Organize your document into sections, using the following headings:

● Introduction (if needed)

● Overview (describe the overall structure of your project)

● Design (describe the specific techniques you used to solve the various design challenges in the project)

● Resilience to Change (describe how your design supports the possibility of various changes to the program specification)

● Answers to Questions (the ones in your project specification)

● Extra Credit Features (what you did, why they were challenging, how you solved them—if necessary)

● Final Questions (the last two questions in this document).

● Conclusion (if needed)

        The document you submit will be used for both your documentation mark and your design mark. Your design will be assessed according to how you solved the problem, as described in your document and revised UML class diagram, and in your Due Date 1 UML class diagram.

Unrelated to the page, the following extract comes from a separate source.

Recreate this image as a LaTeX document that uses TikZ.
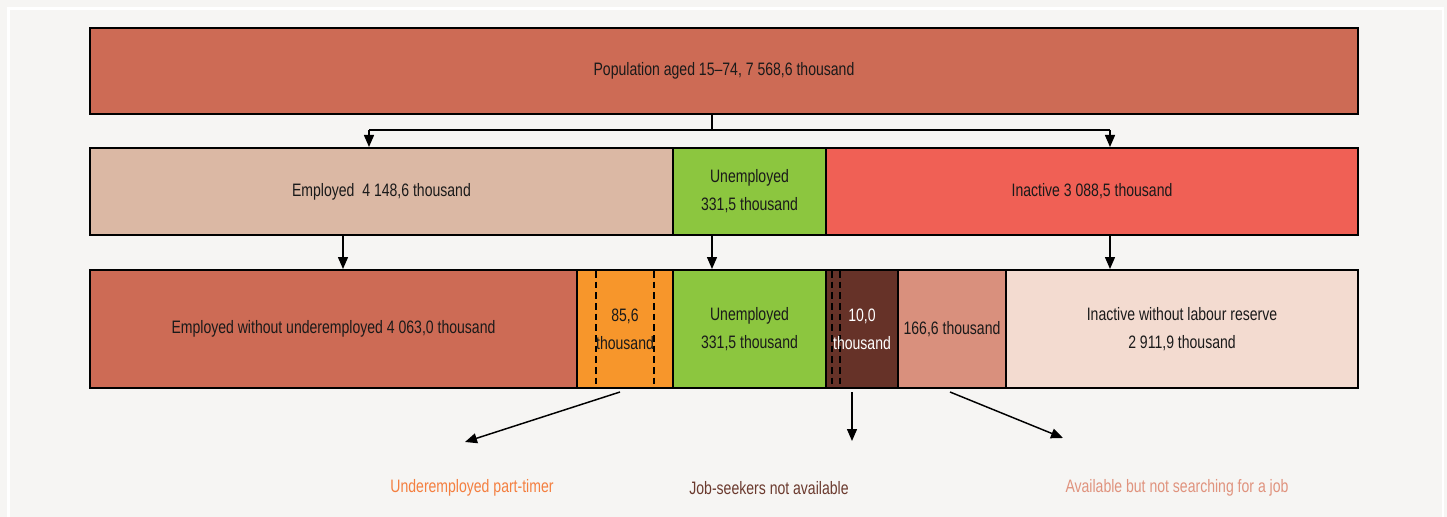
\documentclass[tikz,border=0pt]{standalone}
\usepackage{fontspec}
\setmainfont{Liberation Sans}[FakeStretch=0.78]
\usetikzlibrary{arrows.meta}
\definecolor{bg}{HTML}{F6F5F3}
\definecolor{popc}{HTML}{CD6B55}
\definecolor{empc}{HTML}{DBB8A4}
\definecolor{unc}{HTML}{8CC63F}
\definecolor{inc}{HTML}{F06055}
\definecolor{orc}{HTML}{F7962B}
\definecolor{brc}{HTML}{663228}
\definecolor{sac}{HTML}{D9907D}
\definecolor{ltc}{HTML}{F3DBD0}
\definecolor{orlab}{HTML}{F47F40}
\definecolor{brlab}{HTML}{6B3A2E}
\definecolor{salab}{HTML}{E0937E}
\definecolor{txt}{HTML}{1A1A1A}
\begin{document}
\begin{tikzpicture}[x=0.75pt,y=-0.75pt,
  seg/.style={draw=black, line width=1.5pt, inner sep=0pt, align=center,
    font=\fontsize{13.5}{21}\selectfont, text=txt},
  lab/.style={inner sep=0pt, font=\fontsize{13.5}{21}\selectfont},
  arr/.style={line width=1.1pt, -{Triangle[length=9pt,width=7.5pt]}},
  dsh/.style={line width=1.1pt, dash pattern=on 5pt off 3pt}]
\fill[bg] (0,0) rectangle (1447,517);
\useasboundingbox (0,0) rectangle (1447,517);
\draw[white, line width=2pt] (8.5,8.5) rectangle (1443,530);
% top
\node[seg, fill=popc, minimum width=1268*0.75pt, minimum height=86*0.75pt] (pop) at (724,71) {Population aged 15–74, 7 568,6 thousand};
% row 2
\node[seg, fill=empc, minimum width=583*0.75pt, minimum height=87*0.75pt] (emp) at (381.5,191.5) {Employed\ \ 4 148,6 thousand};
\node[seg, fill=unc, minimum width=153*0.75pt, minimum height=87*0.75pt] (une) at (749.5,191.5) {Unemployed\\331,5 thousand};
\node[seg, fill=inc, minimum width=532*0.75pt, minimum height=87*0.75pt] (ina) at (1092,191.5) {Inactive 3 088,5 thousand};
% row 3
\node[seg, fill=popc, minimum width=487*0.75pt, minimum height=118*0.75pt] (ewo) at (333.5,329) {Employed without underemployed 4 063,0 thousand};
\node[seg, fill=orc, minimum width=96*0.75pt, minimum height=118*0.75pt] (upt) at (625,329) {};
\node[seg, fill=unc, minimum width=153*0.75pt, minimum height=118*0.75pt] (une2) at (749.5,329) {Unemployed\\331,5 thousand};
\node[seg, fill=brc, minimum width=72*0.75pt, minimum height=118*0.75pt] (jsn) at (862,329) {};
\node[seg, fill=sac, minimum width=108*0.75pt, minimum height=118*0.75pt] (abn) at (952,329) {166,6 thousand};
\node[seg, fill=ltc, minimum width=352*0.75pt, minimum height=118*0.75pt] (iwl) at (1182,329) {Inactive without labour reserve\\2 911,9 thousand};
% dashed lines
\draw[dsh] (596,271) -- (596,387);
\draw[dsh] (654,271) -- (654,387);
\draw[dsh] (832,271) -- (832,387);
\draw[dsh] (840,271) -- (840,387);
\node[lab, align=center, text=txt] (uptt) at (upt.center) {85,6\\thousand};
\node[lab, align=center, text=white] (jsnt) at (jsn.center) {10,0\\thousand};
% top connectors
\coordinate (jl) at (369,130);
\coordinate (jr) at (1110,130);
\coordinate (jm) at (712,130);
\draw[line width=1.1pt] (pop.south -| jm) -- (jm);
\draw[line width=1.1pt] (jl) -- (jr);
\draw[arr] (jl) -- (jl |- emp.north);
\draw[arr] (jr) -- (jr |- ina.north);
% row2 -> row3
\draw[arr] (emp.south -| 343,0) -- (ewo.north -| 343,0);
\draw[arr] (une.south -| 712,0) -- (une2.north -| 712,0);
\draw[arr] (ina.south -| 1110,0) -- (iwl.north -| 1110,0);
% bottom arrows
\coordinate (a1) at (465,442);
\coordinate (a2) at (852,441);
\coordinate (a3) at (1063,438);
\draw[arr] (upt.south -| 620,0) ++(0,3) -- (a1);
\draw[arr] (jsn.south -| 852,0) ++(0,3) -- (a2);
\draw[arr] (abn.south -| 950,0) ++(0,3) -- (a3);
% labels
\node[lab, text=orlab] (l1) at (472,488) {Underemployed part-timer};
\node[lab, text=brlab] (l2) at (769,488) {Job-seekers not available};
\node[lab, text=salab] (l3) at (1177,488) {Available but not searching for a job};
\end{tikzpicture}
\end{document}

Your documentation will be graded according to how well you described your project, how well you described your design (i.e., is it clear and well-communicated?), and your Due Date 1 document. Together, these account for 40% of your grade, so these documents are very important. The Due Date 2 document is worth much more than the Due Date 1 document, where the report is worth 26% and the UML class diagram is worth 8%.


Late Policy

We strongly discourage you from making last-minute changes to your code. The risk of your code not compiling, or otherwise not working, is too high. We recommend writing no new code in the last 12 hours before the code is due. Save those hours for preparing your demo and for emergency bug fixes.

        Please note that we already pushed the project submission deadline as far as we can. We need to start grading the projects as soon as the submission deadline passes. Late submissions will not be allowed whatsoever. So, any submission after Friday, August 13 at 11:59 pm will not be accepted at all, and your most recent submission before that time will be graded. Please do not wait to start submitting within 10 minutes of the deadline. The risk of having a technical difficulty or slow upload and missing the deadline is too high. Plan to submit early to avoid any late minute issues.